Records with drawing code
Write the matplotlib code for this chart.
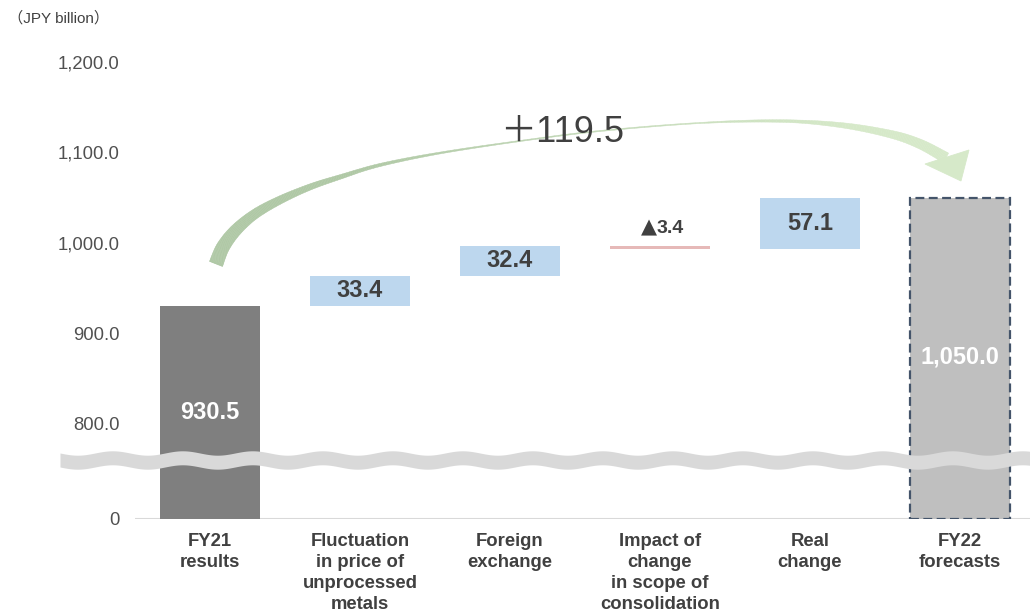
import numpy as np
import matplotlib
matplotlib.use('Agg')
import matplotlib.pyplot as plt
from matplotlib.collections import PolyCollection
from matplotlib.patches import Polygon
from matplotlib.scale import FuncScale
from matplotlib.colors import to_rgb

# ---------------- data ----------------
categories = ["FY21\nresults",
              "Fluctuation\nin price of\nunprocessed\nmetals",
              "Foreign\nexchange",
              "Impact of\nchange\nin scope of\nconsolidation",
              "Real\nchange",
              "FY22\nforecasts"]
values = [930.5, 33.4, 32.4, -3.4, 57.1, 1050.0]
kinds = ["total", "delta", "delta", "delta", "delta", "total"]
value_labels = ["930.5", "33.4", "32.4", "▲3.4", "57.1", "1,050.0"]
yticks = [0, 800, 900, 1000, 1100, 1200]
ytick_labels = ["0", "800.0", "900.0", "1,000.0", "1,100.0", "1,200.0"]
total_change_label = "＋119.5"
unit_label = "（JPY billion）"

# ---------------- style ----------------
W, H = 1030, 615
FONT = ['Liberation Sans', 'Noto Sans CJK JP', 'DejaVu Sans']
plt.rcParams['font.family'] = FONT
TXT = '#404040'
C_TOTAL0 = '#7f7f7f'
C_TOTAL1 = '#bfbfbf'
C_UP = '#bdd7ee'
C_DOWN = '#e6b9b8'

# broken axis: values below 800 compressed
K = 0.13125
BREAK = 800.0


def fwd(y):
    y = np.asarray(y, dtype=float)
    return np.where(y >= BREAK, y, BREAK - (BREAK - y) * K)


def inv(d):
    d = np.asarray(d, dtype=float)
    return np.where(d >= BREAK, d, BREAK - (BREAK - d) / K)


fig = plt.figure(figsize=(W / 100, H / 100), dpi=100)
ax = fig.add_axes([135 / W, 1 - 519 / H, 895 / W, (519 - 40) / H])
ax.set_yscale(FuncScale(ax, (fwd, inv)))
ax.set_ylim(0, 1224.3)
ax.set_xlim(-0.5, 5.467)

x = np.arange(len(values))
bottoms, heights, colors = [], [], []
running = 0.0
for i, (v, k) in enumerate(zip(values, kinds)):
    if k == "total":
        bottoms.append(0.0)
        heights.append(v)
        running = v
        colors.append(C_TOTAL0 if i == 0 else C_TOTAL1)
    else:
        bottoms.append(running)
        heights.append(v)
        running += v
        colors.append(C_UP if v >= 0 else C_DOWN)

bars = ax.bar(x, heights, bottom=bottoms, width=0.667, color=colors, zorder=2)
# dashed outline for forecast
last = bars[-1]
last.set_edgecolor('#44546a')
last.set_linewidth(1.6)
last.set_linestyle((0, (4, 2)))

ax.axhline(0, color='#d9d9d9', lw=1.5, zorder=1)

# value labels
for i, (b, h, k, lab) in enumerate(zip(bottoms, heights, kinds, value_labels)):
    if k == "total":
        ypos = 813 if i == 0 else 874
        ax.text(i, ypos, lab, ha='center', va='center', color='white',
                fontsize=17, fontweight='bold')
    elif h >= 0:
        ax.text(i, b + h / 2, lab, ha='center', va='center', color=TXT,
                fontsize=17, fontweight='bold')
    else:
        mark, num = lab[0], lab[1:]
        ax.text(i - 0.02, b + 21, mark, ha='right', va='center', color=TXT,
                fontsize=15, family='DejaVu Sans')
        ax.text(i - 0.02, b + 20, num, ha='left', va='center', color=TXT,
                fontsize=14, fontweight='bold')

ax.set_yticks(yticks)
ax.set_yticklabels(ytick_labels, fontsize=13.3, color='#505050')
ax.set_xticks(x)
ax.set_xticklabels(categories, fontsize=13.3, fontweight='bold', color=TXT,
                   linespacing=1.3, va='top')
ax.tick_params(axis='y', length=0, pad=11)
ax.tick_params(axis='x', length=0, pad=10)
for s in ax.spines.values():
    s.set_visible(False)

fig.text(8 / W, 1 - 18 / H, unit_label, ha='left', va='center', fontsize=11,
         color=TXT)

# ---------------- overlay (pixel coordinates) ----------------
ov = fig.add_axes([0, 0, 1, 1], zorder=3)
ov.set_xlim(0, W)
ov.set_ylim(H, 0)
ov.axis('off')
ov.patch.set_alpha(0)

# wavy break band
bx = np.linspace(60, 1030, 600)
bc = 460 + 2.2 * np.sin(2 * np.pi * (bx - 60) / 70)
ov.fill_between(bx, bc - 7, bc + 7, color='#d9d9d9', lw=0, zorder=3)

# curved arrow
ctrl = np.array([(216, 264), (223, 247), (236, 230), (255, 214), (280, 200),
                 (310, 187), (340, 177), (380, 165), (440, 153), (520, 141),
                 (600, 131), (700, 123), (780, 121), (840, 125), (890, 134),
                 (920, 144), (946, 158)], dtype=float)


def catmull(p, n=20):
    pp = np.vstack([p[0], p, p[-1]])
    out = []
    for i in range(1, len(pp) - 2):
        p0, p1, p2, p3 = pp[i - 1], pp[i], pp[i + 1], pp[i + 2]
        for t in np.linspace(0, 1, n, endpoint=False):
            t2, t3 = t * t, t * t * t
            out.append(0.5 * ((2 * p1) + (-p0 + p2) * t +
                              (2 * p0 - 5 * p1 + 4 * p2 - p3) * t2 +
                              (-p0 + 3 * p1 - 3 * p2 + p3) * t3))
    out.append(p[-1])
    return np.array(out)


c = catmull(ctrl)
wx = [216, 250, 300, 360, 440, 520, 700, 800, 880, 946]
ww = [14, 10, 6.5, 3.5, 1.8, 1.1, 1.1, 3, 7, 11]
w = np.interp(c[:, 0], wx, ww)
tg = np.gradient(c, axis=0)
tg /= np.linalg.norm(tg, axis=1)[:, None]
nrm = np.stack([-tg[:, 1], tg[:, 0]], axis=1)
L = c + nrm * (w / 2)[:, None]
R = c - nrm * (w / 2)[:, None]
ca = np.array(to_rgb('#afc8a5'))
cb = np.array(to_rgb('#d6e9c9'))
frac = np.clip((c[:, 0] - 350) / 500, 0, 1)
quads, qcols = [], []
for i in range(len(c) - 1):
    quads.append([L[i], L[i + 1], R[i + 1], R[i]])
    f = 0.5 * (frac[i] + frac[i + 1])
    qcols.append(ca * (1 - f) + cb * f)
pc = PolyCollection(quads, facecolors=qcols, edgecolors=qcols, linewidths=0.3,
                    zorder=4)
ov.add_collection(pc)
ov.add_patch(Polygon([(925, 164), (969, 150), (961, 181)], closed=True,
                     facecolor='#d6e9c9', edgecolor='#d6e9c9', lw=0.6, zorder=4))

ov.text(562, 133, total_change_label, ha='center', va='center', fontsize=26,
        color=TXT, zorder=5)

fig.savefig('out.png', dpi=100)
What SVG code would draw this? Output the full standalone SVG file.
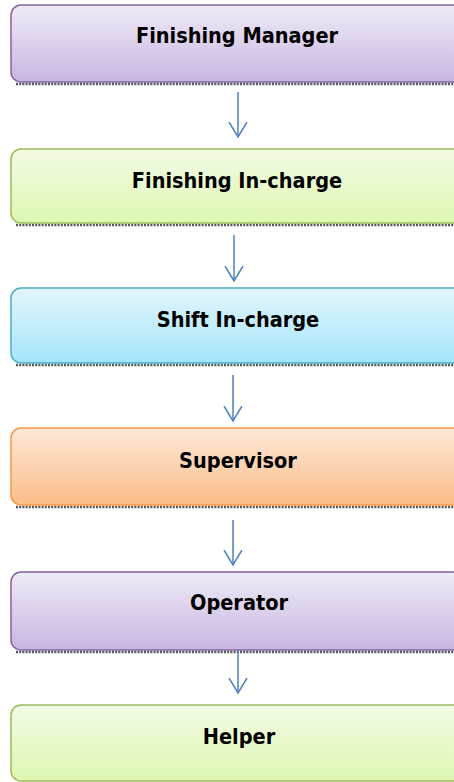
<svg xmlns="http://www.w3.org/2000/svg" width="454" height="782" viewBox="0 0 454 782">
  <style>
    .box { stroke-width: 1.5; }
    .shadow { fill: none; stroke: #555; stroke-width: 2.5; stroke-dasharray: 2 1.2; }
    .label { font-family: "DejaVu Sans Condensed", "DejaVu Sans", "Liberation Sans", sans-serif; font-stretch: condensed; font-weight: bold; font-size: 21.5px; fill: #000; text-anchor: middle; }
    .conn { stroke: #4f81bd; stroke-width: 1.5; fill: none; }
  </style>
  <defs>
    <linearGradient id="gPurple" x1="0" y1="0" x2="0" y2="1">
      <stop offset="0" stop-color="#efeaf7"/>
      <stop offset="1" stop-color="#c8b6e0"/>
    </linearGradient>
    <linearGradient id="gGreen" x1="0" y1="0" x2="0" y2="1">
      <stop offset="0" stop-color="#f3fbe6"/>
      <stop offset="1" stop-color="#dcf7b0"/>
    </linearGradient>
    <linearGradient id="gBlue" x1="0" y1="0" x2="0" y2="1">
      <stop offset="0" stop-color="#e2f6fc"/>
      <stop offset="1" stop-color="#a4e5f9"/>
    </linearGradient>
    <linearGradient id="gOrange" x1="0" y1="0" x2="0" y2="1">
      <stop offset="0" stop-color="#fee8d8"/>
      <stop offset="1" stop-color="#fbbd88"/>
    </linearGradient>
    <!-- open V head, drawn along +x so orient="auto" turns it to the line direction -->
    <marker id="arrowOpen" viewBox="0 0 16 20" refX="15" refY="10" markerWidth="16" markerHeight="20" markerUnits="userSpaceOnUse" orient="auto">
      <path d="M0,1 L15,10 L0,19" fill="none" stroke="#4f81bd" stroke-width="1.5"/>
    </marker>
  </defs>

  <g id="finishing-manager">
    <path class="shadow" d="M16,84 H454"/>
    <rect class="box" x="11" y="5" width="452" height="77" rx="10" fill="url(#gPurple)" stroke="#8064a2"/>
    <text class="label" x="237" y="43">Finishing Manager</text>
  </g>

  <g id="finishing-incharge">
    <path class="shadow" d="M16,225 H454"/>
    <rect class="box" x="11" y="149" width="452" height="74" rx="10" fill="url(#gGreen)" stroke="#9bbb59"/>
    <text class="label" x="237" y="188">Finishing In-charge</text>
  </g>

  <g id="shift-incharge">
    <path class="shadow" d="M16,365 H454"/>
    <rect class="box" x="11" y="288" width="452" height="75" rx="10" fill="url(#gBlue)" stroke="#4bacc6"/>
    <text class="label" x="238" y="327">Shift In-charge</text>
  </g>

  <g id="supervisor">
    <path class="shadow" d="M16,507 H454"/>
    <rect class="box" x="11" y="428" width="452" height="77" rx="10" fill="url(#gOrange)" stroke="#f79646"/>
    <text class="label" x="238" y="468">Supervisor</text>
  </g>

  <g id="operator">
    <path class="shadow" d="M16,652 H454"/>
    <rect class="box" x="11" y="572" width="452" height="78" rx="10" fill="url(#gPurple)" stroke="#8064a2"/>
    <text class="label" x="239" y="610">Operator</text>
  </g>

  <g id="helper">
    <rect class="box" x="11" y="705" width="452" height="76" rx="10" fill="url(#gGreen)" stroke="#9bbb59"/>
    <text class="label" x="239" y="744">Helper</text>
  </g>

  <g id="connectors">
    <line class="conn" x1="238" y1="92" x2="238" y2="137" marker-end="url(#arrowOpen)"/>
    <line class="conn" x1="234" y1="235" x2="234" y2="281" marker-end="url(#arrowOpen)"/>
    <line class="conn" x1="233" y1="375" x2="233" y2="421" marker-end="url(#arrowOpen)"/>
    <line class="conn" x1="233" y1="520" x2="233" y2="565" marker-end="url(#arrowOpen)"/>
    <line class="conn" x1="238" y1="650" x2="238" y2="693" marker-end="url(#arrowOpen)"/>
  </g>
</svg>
...
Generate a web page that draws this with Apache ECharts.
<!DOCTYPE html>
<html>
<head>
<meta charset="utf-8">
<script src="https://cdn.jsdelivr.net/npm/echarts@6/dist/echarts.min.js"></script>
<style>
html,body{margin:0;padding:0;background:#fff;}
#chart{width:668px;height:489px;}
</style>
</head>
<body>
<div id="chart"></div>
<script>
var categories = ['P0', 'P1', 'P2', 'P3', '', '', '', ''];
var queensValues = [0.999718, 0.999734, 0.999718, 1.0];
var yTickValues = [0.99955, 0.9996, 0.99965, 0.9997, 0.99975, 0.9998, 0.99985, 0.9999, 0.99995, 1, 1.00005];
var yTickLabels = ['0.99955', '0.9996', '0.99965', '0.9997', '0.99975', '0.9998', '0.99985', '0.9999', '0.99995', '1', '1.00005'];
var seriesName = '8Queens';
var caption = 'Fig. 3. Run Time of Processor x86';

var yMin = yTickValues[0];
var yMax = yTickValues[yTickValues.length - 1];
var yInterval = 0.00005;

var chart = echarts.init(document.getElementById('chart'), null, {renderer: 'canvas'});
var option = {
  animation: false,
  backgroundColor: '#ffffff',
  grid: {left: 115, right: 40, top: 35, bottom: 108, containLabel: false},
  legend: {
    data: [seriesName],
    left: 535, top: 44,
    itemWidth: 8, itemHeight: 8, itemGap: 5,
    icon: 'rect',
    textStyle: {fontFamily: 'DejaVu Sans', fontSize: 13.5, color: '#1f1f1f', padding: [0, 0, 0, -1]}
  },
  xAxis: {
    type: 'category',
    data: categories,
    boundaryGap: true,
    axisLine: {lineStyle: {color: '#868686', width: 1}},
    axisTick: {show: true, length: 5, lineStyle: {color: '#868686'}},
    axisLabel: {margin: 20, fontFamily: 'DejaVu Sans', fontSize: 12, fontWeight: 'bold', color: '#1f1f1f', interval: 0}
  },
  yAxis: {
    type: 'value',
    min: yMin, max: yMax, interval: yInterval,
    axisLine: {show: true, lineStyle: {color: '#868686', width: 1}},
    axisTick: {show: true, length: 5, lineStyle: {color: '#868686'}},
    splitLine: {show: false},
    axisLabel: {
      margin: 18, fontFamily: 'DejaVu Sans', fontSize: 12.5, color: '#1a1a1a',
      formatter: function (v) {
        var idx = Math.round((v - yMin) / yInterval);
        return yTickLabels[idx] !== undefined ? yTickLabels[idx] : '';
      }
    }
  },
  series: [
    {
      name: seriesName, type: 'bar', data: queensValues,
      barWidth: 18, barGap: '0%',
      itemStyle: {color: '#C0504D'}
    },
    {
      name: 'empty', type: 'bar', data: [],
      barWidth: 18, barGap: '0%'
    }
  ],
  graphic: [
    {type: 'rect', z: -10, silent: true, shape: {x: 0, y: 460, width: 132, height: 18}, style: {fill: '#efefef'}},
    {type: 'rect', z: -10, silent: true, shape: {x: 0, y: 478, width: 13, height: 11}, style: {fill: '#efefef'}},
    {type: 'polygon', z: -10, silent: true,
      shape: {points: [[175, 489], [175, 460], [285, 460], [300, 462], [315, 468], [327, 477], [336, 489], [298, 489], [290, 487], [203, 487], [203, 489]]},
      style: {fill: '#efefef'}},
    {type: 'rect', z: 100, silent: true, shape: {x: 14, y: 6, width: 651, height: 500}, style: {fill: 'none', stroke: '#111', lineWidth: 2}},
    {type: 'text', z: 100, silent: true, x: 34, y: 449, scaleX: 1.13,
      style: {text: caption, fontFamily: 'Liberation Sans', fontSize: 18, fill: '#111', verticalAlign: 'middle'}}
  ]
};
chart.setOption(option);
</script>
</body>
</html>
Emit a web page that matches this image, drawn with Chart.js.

## WRITTEN PROBLEM
From the material above, reproduce only what runs from the line holding "Write the matplotlib code for this chart." down to the line holding "return np.where(y >= BREAK, y, BREAK", both included, pictures excluded.

## TASK SOLUTION
Write the matplotlib code for this chart.
import numpy as np
import matplotlib
matplotlib.use('Agg')
import matplotlib.pyplot as plt
from matplotlib.collections import PolyCollection
from matplotlib.patches import Polygon
from matplotlib.scale import FuncScale
from matplotlib.colors import to_rgb

# ---------------- data ----------------
categories = ["FY21\nresults",
              "Fluctuation\nin price of\nunprocessed\nmetals",
              "Foreign\nexchange",
              "Impact of\nchange\nin scope of\nconsolidation",
              "Real\nchange",
              "FY22\nforecasts"]
values = [930.5, 33.4, 32.4, -3.4, 57.1, 1050.0]
kinds = ["total", "delta", "delta", "delta", "delta", "total"]
value_labels = ["930.5", "33.4", "32.4", "▲3.4", "57.1", "1,050.0"]
yticks = [0, 800, 900, 1000, 1100, 1200]
ytick_labels = ["0", "800.0", "900.0", "1,000.0", "1,100.0", "1,200.0"]
total_change_label = "＋119.5"
unit_label = "（JPY billion）"

# ---------------- style ----------------
W, H = 1030, 615
FONT = ['Liberation Sans', 'Noto Sans CJK JP', 'DejaVu Sans']
plt.rcParams['font.family'] = FONT
TXT = '#404040'
C_TOTAL0 = '#7f7f7f'
C_TOTAL1 = '#bfbfbf'
C_UP = '#bdd7ee'
C_DOWN = '#e6b9b8'

# broken axis: values below 800 compressed
K = 0.13125
BREAK = 800.0


def fwd(y):
    y = np.asarray(y, dtype=float)
    return np.where(y >= BREAK, y, BREAK - (BREAK - y) * K)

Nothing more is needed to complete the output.